* Start *

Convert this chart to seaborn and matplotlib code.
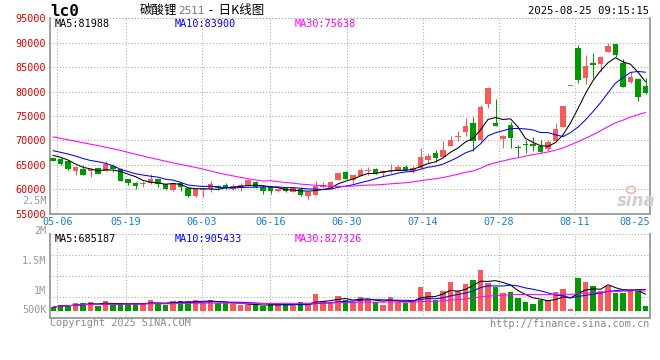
import numpy as np
import pandas as pd
import matplotlib
matplotlib.use("Agg")
import matplotlib.pyplot as plt
import matplotlib.transforms as mtrans
import seaborn as sns

# ---------------- data ----------------
dates = ["04-30",
         "05-06", "05-07", "05-08", "05-09", "05-12", "05-13", "05-14", "05-15", "05-16",
         "05-19", "05-20", "05-21", "05-22", "05-23", "05-26", "05-27", "05-28", "05-29", "05-30",
         "06-03", "06-04", "06-05", "06-06", "06-09", "06-10", "06-11", "06-12", "06-13",
         "06-16", "06-17", "06-18", "06-19", "06-20", "06-23", "06-24", "06-25", "06-26", "06-27",
         "06-30", "07-01", "07-02", "07-03", "07-04", "07-07", "07-08", "07-09", "07-10", "07-11",
         "07-14", "07-15", "07-16", "07-17", "07-18", "07-21", "07-22", "07-23", "07-24", "07-25",
         "07-28", "07-29", "07-30", "07-31", "08-01", "08-04", "08-05", "08-06", "08-07", "08-08",
         "08-11", "08-12", "08-13", "08-14", "08-15", "08-18", "08-19", "08-20", "08-21", "08-22",
         "08-25"]

opens = [66340, 66140, 65790, 63800, 64210, 63740, 64360, 63740, 64830, 64090,
         62040, 61350, 61080, 61220, 62040, 61080, 59850, 61220, 60200, 58680,
         59850, 60120, 60670, 60880, 60060, 60200, 60880, 61550, 60530, 60400,
         59710, 60200, 59500, 60100, 58560, 58830, 60530, 60320, 61900, 63470,
         61900, 62780, 63800, 64090, 63270, 63750, 63800, 64560, 63740, 64290,
         65990, 67490, 66670, 68920, 70800, 71790, 73500, 70000, 77460, 73500,
         70230, 73160, 68720, 69210, 69270, 68920, 68180, 69880, 72810, 81140,
         88860, 82680, 85790, 85580, 88160, 89740, 85910, 82020, 82510, 81140]
highs = [66400, 66340, 65850, 64560, 64910, 64200, 64420, 65790, 65110, 64290,
         62100, 61400, 61760, 63130, 62100, 61150, 61400, 61300, 60250, 60000,
         60200, 61760, 60880, 61350, 61020, 61350, 62100, 61760, 60880, 60500,
         60200, 60530, 60300, 60530, 59400, 61700, 61550, 61690, 63350, 63740,
         62900, 64290, 64500, 64420, 63950, 65170, 64910, 64910, 64760, 68390,
         67400, 68040, 69940, 70970, 71930, 74530, 74860, 77250, 80900, 78480,
         71110, 73830, 69060, 70090, 70640, 70090, 70090, 73500, 77050, 81140,
         89530, 87500, 87960, 87200, 90000, 89800, 86600, 83940, 82720, 82720]
lows = [65800, 64970, 63950, 62980, 62900, 62570, 63070, 63700, 63470, 61700,
        60940, 60120, 60530, 61150, 60530, 59950, 59650, 59600, 58360, 58480,
        58480, 59380, 59850, 59990, 59850, 59710, 60670, 60200, 58970, 58970,
        59500, 59500, 59400, 58620, 58100, 58780, 60200, 60300, 61850, 62040,
        61220, 62700, 62920, 63200, 62800, 63390, 63750, 63900, 63270, 64200,
        65300, 65520, 66600, 68850, 69940, 70900, 67840, 69900, 76580, 73010,
        68510, 68510, 66670, 67360, 67840, 67360, 67840, 69800, 72810, 81140,
        81690, 81500, 82840, 84070, 88100, 87140, 80870, 81690, 78130, 79500]
closes = [65850, 65110, 64090, 64500, 62980, 64150, 63190, 65170, 64090, 61760,
          61220, 60730, 61290, 62170, 61020, 60000, 61350, 60530, 58680, 59990,
          59990, 61080, 60200, 60200, 60670, 60880, 61900, 60530, 59650, 59710,
          59990, 59710, 60200, 58830, 59340, 60600, 60810, 61490, 63270, 62100,
          62860, 63950, 63950, 63270, 63740, 63850, 64560, 63950, 64290, 66670,
          66810, 66340, 68040, 70090, 71000, 72950, 69880, 76840, 80790, 73010,
          70910, 70560, 68510, 69060, 68920, 67690, 69740, 72340, 77050, 81140,
          82370, 85230, 85440, 87140, 89330, 87490, 81000, 83040, 78950, 79650]

ma5_head = [66950, 66550, 65990, 65170]
ma10_head = [67900, 67570, 67220, 66800, 66300, 65900, 65650, 65320, 64800]
ma30_head = [70720, 70430, 70130, 69840, 69530, 69230, 68940, 68610, 68290, 67960,
             67550, 67180, 66810, 66440, 66100, 65750, 65400, 65090, 64780, 64480,
             64130, 63740, 63370, 63040, 62740, 62430, 62160, 61920, 61670]

volumes = [150, 250, 250, 320, 320, 380, 200, 420, 240, 320,
           290, 280, 320, 465, 320, 250, 420, 420, 420, 465,
           320, 465, 320, 320, 280, 250, 250, 250, 200, 280,
           280, 280, 200, 380, 280, 730, 420, 380, 650, 465,
           390, 600, 465, 390, 250, 600, 390, 320, 465, 1030,
           810, 465, 870, 1250, 860, 1170, 1340, 1780, 1220, 1020,
           770, 810, 550, 380, 290, 480, 465, 810, 940, 75,
           1420, 1250, 1070, 840, 1070, 780, 780, 870, 930, 200]  # thousands

price_ticks = [55000, 60000, 65000, 70000, 75000, 80000, 85000, 90000, 95000]
label_dates = ["05-06", "05-19", "06-03", "06-16", "06-30", "07-14", "07-28", "08-11", "08-25"]
vol_labels = ["2.5M", "2M", "1.5M", "1M", "500K"]

# ---------------- derived table ----------------
df = pd.DataFrame({"date": dates, "open": opens, "high": highs, "low": lows,
                   "close": closes, "vol": np.array(volumes) * 1000.0})
df["i"] = np.arange(len(df))
c = df["close"]
ma5 = c.rolling(5).mean().to_numpy()
ma5[:len(ma5_head)] = ma5_head
ma10 = c.rolling(10).mean().to_numpy()
ma10[:len(ma10_head)] = ma10_head
ma30 = c.rolling(30).mean().to_numpy()
ma30[:len(ma30_head)] = ma30_head
df["ma5"], df["ma10"], df["ma30"] = ma5, ma10, ma30
v = df["vol"]
df["vma5"] = v.rolling(5, min_periods=1).mean()
df["vma10"] = v.rolling(10, min_periods=1).mean()
df["vma30"] = v.rolling(30, min_periods=1).mean()

# ---------------- style ----------------
sns.set_style("white")
plt.rcParams["font.family"] = ["DejaVu Sans Mono", "Noto Sans CJK SC"]
RED = "#f75a5a"
GREEN = "#009a00"
GRID = "#a8a8a8"
SPINE = "#9a9a9a"
MONO = 7.3

W, H = 660, 360
fig = plt.figure(figsize=(W / 100, H / 100), dpi=100)
fig.patch.set_facecolor("white")

def fx(px):
    return px / W

def fy(py):
    return 1 - py / H

P_TOP, P_BOT = 18.3, 213.7
V_TOP, V_BOT = 234.3, 318.0
LEFT, RIGHT = 50, 650
ax = fig.add_axes([fx(LEFT), fy(P_BOT), fx(RIGHT - LEFT), (P_BOT - P_TOP) / H])
axv = fig.add_axes([fx(LEFT), fy(V_BOT), fx(RIGHT - LEFT), (V_BOT - V_TOP) / H])

XMIN, XMAX = -0.4, 79.6
for a in (ax, axv):
    a.set_xlim(XMIN, XMAX)
    a.set_facecolor("white")
    for s in ("left", "bottom", "right"):
        a.spines[s].set_color(SPINE)
        a.spines[s].set_linewidth(1.3)
    a.spines["top"].set_visible(False)
    a.set_xticks([])
    a.tick_params(length=0)

# grid x positions (reference grid runs on a slightly wider step than the candles)
date_idx = [dates.index(d) for d in label_dates]
grid_x = [-0.442 + 1.0151 * k for k in date_idx]
dot = (0, (1, 2))
for a in (ax, axv):
    for gx in grid_x:
        if gx < XMAX - 0.2:
            a.axvline(gx, color=GRID, lw=0.75, ls=dot, zorder=0)

# ---------------- price panel ----------------
ax.set_ylim(55000, 95000)
ax.set_yticks(price_ticks)
ax.set_yticklabels([str(t) for t in price_ticks], color="#e00000", fontsize=MONO)
ax.tick_params(axis="y", pad=3)
for t in price_ticks[1:]:
    ax.axhline(t, color=GRID, lw=0.75, ls=dot, zorder=0)

up = df["close"] >= df["open"]
cols = np.where(up, RED, GREEN)
ax.vlines(df["i"], df["low"], df["high"], colors=cols, lw=0.75, zorder=2)
body_lo = np.minimum(df["open"], df["close"])
body_h = np.maximum(np.abs(df["close"] - df["open"]), 160)
ax.bar(df["i"], body_h, bottom=body_lo, width=0.74, color=cols, linewidth=0, zorder=3)

for col, colr in (("ma5", "black"), ("ma10", "#0000ff"), ("ma30", "#ff00ff")):
    sns.lineplot(data=df, x="i", y=col, color=colr, lw=0.75, ax=ax, zorder=4, legend=False)
ax.set_xlabel("")
ax.set_ylabel("")

# ---------------- volume panel ----------------
VPX = 23.0  # pixels per million
base_px = 310.7
vmin = -(V_BOT - base_px) / VPX * 1e6
vmax = (base_px - V_TOP) / VPX * 1e6
axv.set_ylim(vmin, vmax)
axv.set_yticks([])
for f in (0.25, 0.5, 0.75, 1.0):
    axv.plot([0, 1], [f, f], transform=axv.transAxes, color=GRID, lw=0.75, ls=dot, zorder=0,
             clip_on=False)
axv.bar(df["i"], df["vol"], width=0.78, color=cols, linewidth=0, zorder=2)
for col, colr in (("vma5", "black"), ("vma10", "#0000ff"), ("vma30", "#ff00ff")):
    sns.lineplot(data=df, x="i", y=col, color=colr, lw=0.75, ax=axv, zorder=4, legend=False)
axv.set_xlabel("")
axv.set_ylabel("")
# top dotted border of price panel
ax.plot([0, 1], [1, 1], transform=ax.transAxes, color=GRID, lw=0.75, ls=dot, clip_on=False)

# x labels
blend = mtrans.blended_transform_factory(ax.transData, fig.transFigure)
for k, (lab, gx) in enumerate(zip(label_dates, grid_x)):
    if gx > XMAX - 2:
        fig.text(fx(649.5), fy(221.7), lab, ha="right", va="center", color="#1a7fd0", fontsize=MONO)
    else:
        ax.text(gx, fy(221.7), lab, ha="center", va="center", color="#1a7fd0",
                fontsize=MONO, transform=blend)

# volume axis labels (as placed in the reference)
for lab, py in zip(vol_labels, [200.5, 230.7, 261.0, 291.0, 310.0]):
    fig.text(fx(46.5), fy(py), lab, ha="right", va="center", color="#999999", fontsize=MONO)

# ---------------- header texts ----------------
fig.text(fx(50), fy(11), "lc0", ha="left", va="center", fontsize=11.5, fontweight="bold",
         color="black", family="DejaVu Sans Mono")
t1 = fig.text(fx(140), fy(10.5), "碳酸锂", ha="left", va="center", fontsize=9,
              family="Noto Sans CJK SC", color="black")
t2 = ax.annotate("2511", xy=(1, 0.5), xycoords=t1, xytext=(0.5, 0), textcoords="offset points",
                 ha="left", va="center", fontsize=7.5, color="#777777", family="DejaVu Sans")
ax.annotate(" -  日K线图", xy=(1, 0.5), xycoords=t2, xytext=(1, 0), textcoords="offset points",
            ha="left", va="center", fontsize=9, color="black", family=["Noto Sans CJK SC"])
fig.text(fx(649), fy(11), "2025-08-25 09:15:15", ha="right", va="center", fontsize=7.6, color="black")

for lab, px, colr in (("MA5:81988", 55, "black"), ("MA10:83900", 174.5, "#0000ff"),
                      ("MA30:75638", 295, "#ff00ff")):
    fig.text(fx(px), fy(23.7), lab, ha="left", va="center", fontsize=MONO, color=colr)
for lab, px, colr in (("MA5:685187", 55, "black"), ("MA10:905433", 174.5, "#0000ff"),
                      ("MA30:827326", 295, "#ff00ff")):
    fig.text(fx(px), fy(238.5), lab, ha="left", va="center", fontsize=MONO, color=colr)

fig.text(fx(50), fy(323.5), "Copyright 2025 SINA.COM", ha="left", va="center", fontsize=MONO,
         color="#888888")
fig.text(fx(649), fy(324), "http://finance.sina.com.cn", ha="right", va="center", fontsize=MONO,
         color="#888888")

# sina watermark
fig.text(fx(636), fy(201), "sina", ha="center", va="center", fontsize=12, fontweight="bold",
         style="italic", color="#cfcfcf", family="DejaVu Sans")
fig.patches.append(matplotlib.patches.Ellipse((fx(631), fy(190)), 9 / W, 7 / H,
                                              transform=fig.transFigure, fill=False,
                                              edgecolor="#f3b0b0", lw=1.2))

fig.savefig("out.png", dpi=100, facecolor="white")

* End *

GOAL OF THE EXERCISE
Write out exactly the opening lines of the data, stopping after the line that holds "import seaborn as sns". Exclude pictures.

ANSWER TO THIS EXERCISE
Convert this chart to seaborn and matplotlib code.
import numpy as np
import pandas as pd
import matplotlib
matplotlib.use("Agg")
import matplotlib.pyplot as plt
import matplotlib.transforms as mtrans
import seaborn as sns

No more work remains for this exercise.